Nicht wenige Fotografen warten mit dem Wechsel auf ein neues Aufnahmesystem, bis es „echte“ Teleobjektive dafür gibt: also viel Brennweite ohne Adapterlösung. Deshalb wird das RF 4,5-7,1/100-500 mm L IS USM auf ganz besonderes Interesse stoßen, da es zum Testzeitpunkt das erste richtig lange Telezoom für Canon RF darstellte.
Solche Fragen hat Olympus für das Micro-Four-Thirds-System (MFT) schon lange beantwortet, dennoch kommt das M.Zuiko Digital ED 4,5/150-400 mm TC1.25x IS Pro, ein Zoom mit eingebautem Telekonverter.

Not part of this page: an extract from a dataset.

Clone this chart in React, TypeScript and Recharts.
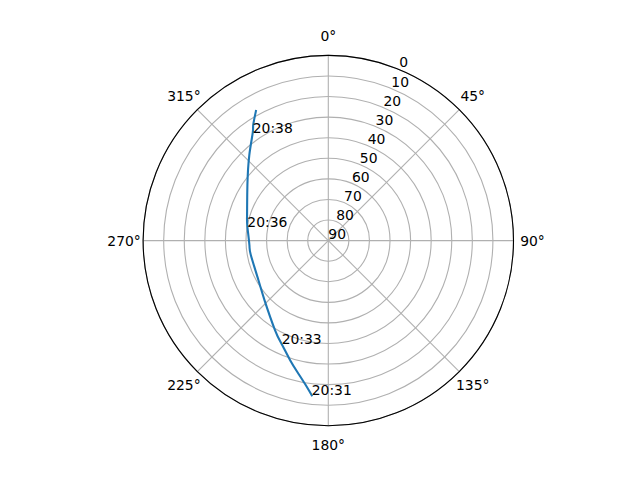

Damit war Olympus – nach Canon mit dem EF 4/200-400 mm L IS USM Ext. 1,4x und dem Nikon AF-S Nikkor 4/180-400 mm E TC1,4 FL ED VR (Test in fM 6/2018) – zum Testzeitpunkt der dritte Hersteller, der einen Telekonverter in ein Objektiv integriert.
Die Vorteile: Der Konverter ist sofort einsetzbar ohne Zeitverlust durch An- oder Absetzen und gleichzeitig kann keine Nässe oder Staub eindringen. Insbesondere Tier-, Natur- und Sportfotografen profitieren von dieser Technik. Im BAS-Digital-Test haben wir das Tele-Duo ausführlich geprüft.
Telezoom mit Bremse
Das Canon RF 100-500 mm ist als L-Objektiv wettergeschützt und mit Ventilen und Filtern gegen Staub abgedichtet. Der Zoommechanismus sorgt für ein Ausfahren des Objektivs und besitzt den aus dem EF 100-400 mm bekannten Bremsring, der die Verstellung leicht- oder schwergängig macht.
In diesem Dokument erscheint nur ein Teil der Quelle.